§ Work to be completed
Reproduce nothing but the lines from the start of the material through the line that includes "const totals = [-49739, 55064, 25499, 4018];", both ends included, and omit every picture.

§ Records supplied
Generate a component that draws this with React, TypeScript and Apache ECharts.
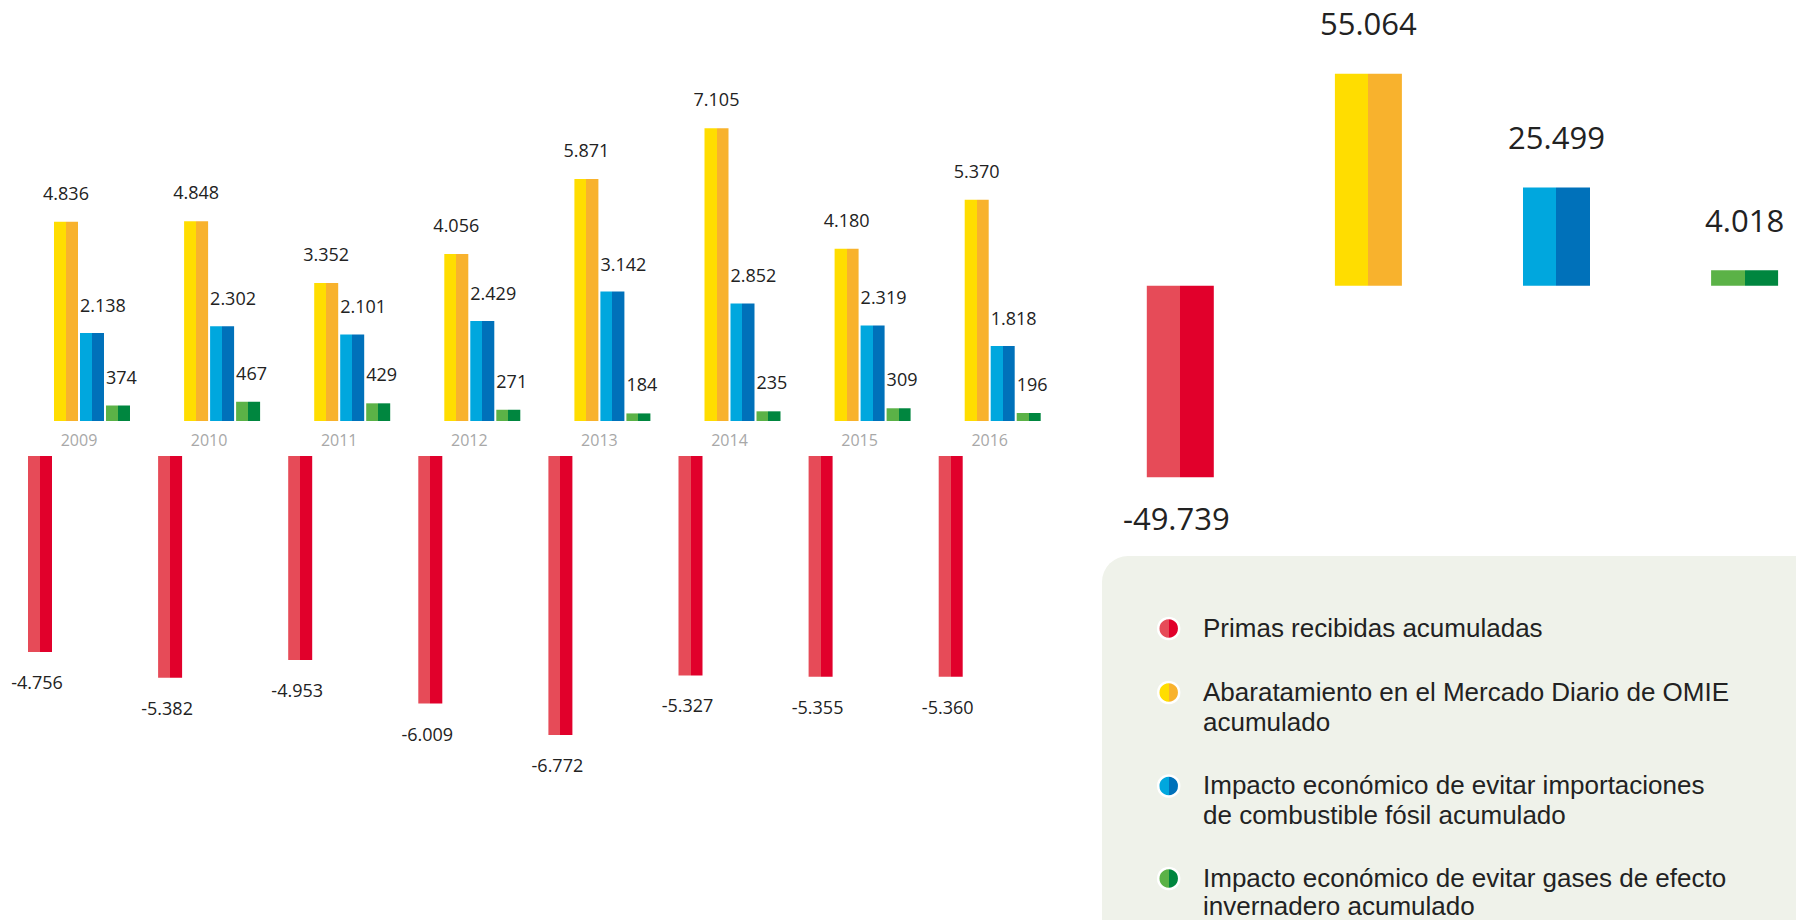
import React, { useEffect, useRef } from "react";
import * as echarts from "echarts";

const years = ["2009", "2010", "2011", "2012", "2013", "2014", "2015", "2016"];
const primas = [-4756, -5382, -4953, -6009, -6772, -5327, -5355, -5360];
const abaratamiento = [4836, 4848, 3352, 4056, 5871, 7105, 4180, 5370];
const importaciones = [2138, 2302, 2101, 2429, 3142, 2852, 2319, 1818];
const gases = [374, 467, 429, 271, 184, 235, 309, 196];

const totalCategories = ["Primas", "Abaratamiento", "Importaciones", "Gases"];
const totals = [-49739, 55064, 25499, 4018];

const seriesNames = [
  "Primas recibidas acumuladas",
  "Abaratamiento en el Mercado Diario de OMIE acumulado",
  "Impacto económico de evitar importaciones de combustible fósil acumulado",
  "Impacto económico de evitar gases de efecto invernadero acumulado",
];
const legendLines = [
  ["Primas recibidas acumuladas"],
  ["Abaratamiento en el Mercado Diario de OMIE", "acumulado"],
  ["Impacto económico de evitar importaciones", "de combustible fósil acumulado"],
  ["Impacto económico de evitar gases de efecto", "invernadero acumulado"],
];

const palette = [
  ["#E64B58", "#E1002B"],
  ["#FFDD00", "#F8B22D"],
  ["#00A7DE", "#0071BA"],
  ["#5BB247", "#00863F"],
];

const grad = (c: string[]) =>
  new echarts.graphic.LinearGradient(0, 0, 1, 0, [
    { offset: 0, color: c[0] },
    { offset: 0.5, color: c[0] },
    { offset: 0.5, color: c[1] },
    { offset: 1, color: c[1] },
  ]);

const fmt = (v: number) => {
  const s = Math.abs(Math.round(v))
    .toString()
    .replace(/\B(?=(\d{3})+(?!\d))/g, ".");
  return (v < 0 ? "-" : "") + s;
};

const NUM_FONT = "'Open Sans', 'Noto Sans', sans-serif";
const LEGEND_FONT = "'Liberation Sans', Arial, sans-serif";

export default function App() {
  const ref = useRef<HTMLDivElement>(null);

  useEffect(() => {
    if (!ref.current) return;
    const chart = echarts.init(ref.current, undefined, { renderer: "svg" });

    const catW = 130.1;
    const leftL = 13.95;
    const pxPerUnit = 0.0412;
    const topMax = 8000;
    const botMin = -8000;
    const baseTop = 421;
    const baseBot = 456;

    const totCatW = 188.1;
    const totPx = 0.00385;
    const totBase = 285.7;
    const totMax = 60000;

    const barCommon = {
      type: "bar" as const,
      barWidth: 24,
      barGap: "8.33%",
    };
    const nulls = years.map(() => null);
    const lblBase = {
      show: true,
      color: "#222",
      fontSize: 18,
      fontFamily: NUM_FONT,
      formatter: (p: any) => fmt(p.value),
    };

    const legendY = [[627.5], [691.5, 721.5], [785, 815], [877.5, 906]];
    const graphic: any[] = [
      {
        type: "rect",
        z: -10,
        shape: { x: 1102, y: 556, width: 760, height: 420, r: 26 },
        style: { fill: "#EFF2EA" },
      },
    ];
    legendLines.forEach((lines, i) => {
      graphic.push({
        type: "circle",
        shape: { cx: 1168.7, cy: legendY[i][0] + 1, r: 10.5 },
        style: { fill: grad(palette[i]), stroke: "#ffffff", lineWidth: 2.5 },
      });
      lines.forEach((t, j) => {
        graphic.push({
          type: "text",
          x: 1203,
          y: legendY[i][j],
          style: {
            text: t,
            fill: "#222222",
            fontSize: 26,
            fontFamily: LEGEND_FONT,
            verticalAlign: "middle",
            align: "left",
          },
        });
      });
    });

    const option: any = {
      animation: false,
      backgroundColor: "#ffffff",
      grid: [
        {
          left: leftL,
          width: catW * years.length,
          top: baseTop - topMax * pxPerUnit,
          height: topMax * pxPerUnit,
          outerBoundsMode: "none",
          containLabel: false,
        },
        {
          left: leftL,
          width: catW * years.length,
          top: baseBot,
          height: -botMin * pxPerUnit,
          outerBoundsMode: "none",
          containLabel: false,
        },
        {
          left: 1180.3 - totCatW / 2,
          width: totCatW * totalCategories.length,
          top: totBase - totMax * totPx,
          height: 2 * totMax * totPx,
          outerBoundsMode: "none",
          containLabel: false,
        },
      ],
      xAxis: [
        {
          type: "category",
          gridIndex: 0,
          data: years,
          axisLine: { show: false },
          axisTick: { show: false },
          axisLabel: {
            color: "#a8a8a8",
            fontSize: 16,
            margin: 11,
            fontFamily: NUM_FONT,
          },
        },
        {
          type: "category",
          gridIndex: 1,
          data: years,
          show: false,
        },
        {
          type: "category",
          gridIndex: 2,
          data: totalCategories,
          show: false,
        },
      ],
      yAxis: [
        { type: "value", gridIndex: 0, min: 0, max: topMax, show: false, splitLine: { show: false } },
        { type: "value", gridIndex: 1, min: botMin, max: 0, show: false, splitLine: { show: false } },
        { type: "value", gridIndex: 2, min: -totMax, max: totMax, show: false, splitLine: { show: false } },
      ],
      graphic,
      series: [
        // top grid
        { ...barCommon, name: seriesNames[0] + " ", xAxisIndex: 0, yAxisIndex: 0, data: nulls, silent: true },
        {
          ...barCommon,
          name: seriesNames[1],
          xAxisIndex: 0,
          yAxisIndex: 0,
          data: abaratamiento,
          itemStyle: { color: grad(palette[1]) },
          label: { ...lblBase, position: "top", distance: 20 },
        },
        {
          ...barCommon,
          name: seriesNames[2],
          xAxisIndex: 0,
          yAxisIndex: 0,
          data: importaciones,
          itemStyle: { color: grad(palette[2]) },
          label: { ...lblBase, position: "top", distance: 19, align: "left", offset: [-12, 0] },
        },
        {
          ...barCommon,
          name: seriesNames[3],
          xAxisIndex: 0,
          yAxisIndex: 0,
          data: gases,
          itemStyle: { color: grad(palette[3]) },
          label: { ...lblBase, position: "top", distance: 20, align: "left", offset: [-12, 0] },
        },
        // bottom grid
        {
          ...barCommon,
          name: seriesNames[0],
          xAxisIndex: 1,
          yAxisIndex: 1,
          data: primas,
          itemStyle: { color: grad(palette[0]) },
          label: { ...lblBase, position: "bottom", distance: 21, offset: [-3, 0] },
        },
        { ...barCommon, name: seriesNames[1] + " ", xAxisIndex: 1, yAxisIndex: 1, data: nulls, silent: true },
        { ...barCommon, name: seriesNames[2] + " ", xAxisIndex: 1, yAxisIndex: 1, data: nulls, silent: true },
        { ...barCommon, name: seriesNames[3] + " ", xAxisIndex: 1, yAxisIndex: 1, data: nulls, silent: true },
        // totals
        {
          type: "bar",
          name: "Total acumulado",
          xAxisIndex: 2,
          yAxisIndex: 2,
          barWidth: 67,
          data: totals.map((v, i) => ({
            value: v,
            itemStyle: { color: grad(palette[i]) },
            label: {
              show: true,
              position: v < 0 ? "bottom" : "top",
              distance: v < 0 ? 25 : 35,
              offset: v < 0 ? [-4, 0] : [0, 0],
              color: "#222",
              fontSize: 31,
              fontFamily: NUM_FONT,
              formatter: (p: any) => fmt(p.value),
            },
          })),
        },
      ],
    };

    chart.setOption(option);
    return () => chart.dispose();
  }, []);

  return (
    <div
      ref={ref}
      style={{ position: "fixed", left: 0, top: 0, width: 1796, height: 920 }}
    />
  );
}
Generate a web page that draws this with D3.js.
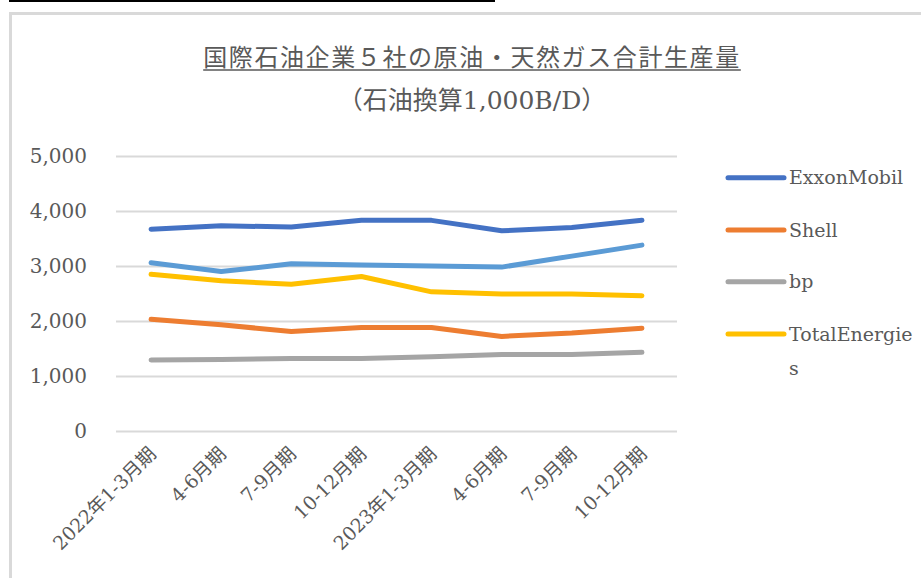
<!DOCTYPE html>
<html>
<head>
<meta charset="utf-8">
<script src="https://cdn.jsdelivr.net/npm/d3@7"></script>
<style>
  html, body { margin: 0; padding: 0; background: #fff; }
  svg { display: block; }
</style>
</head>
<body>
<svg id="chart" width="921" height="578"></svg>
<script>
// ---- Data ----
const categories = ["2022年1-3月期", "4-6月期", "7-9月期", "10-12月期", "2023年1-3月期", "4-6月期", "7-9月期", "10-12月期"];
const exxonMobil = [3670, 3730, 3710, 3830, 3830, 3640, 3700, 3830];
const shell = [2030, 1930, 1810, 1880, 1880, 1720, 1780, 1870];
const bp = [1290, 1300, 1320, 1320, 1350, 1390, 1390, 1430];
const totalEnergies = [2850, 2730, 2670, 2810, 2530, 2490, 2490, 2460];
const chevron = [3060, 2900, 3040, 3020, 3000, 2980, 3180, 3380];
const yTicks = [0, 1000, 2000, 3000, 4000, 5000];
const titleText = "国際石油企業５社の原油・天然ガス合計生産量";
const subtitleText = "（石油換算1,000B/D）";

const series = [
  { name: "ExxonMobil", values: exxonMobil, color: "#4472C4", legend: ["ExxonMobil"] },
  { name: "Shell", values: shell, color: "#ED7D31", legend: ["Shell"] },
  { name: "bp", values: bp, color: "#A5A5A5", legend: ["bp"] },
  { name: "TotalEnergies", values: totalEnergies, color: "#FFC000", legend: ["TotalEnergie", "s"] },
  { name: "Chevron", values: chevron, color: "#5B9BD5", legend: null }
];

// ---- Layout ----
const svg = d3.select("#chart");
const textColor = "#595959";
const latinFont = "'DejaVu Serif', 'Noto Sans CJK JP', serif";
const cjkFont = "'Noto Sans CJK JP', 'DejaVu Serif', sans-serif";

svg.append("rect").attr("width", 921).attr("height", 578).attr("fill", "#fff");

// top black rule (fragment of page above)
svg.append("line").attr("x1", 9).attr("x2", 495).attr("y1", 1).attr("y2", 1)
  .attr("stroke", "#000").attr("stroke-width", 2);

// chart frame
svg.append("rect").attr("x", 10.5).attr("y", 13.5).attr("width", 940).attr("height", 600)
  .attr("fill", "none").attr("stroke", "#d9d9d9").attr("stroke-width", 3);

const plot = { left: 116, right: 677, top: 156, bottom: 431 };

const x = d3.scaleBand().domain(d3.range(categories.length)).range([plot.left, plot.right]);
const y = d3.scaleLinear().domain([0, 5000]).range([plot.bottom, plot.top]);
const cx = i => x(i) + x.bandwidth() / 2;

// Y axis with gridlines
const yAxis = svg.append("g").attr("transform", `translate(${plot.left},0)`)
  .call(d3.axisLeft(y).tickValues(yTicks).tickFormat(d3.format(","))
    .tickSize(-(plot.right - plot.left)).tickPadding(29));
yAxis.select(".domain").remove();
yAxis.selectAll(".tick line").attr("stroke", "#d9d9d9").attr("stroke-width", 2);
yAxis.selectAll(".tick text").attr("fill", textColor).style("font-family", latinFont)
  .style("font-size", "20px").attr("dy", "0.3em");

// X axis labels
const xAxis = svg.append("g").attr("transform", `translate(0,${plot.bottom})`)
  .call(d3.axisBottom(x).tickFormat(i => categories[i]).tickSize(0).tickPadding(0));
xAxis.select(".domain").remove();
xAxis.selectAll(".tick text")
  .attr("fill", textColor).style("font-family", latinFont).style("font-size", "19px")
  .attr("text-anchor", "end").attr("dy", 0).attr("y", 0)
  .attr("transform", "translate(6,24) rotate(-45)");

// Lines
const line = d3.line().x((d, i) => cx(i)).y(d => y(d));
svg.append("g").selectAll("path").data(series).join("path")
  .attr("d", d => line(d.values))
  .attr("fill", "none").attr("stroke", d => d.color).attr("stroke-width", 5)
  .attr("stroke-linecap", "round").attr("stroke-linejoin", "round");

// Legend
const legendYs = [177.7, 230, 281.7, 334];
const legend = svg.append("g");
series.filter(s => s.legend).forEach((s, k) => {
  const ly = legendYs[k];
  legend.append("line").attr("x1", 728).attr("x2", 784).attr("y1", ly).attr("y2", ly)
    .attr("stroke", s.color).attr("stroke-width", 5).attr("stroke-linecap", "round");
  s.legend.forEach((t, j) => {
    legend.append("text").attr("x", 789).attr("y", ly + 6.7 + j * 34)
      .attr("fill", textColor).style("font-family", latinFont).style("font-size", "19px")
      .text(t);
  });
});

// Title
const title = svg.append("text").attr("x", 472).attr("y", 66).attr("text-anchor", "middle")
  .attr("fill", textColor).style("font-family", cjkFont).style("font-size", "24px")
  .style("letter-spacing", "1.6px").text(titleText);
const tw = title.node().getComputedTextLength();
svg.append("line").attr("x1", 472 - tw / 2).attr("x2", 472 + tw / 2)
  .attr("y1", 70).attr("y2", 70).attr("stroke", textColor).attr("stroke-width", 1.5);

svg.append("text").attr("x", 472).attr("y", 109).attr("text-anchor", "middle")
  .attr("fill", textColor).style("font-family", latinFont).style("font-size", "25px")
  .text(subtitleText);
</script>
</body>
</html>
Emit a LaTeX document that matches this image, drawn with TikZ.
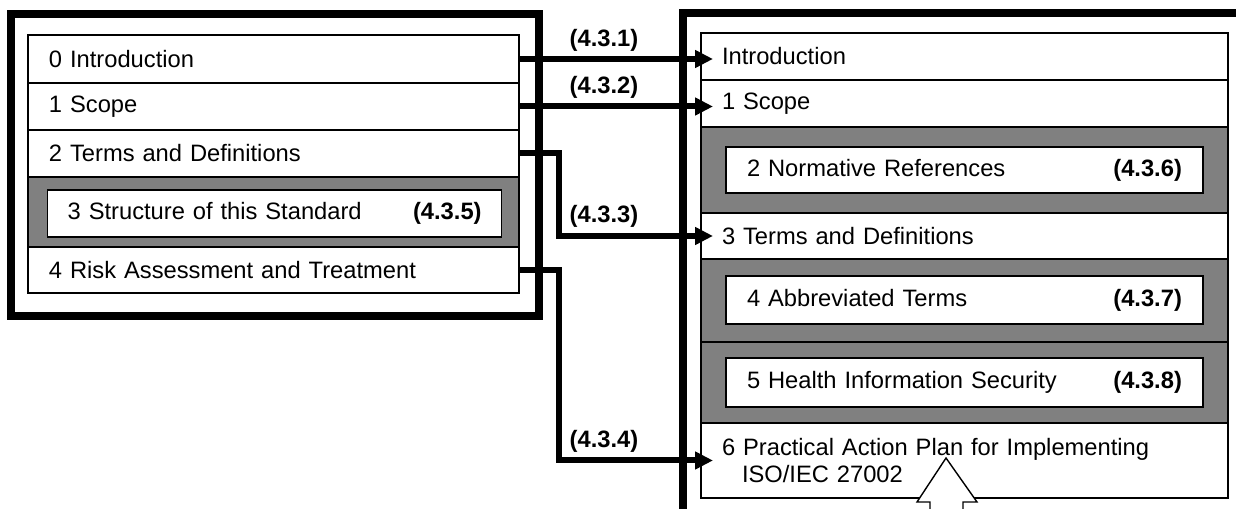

§ Complete answer
Generate a component that draws this with React, TypeScript and Apache ECharts.
import React, { useEffect, useRef } from "react";
import * as echarts from "echarts";

const years = ["2009", "2010", "2011", "2012", "2013", "2014", "2015", "2016"];
const primas = [-4756, -5382, -4953, -6009, -6772, -5327, -5355, -5360];
const abaratamiento = [4836, 4848, 3352, 4056, 5871, 7105, 4180, 5370];
const importaciones = [2138, 2302, 2101, 2429, 3142, 2852, 2319, 1818];
const gases = [374, 467, 429, 271, 184, 235, 309, 196];

const totalCategories = ["Primas", "Abaratamiento", "Importaciones", "Gases"];
const totals = [-49739, 55064, 25499, 4018];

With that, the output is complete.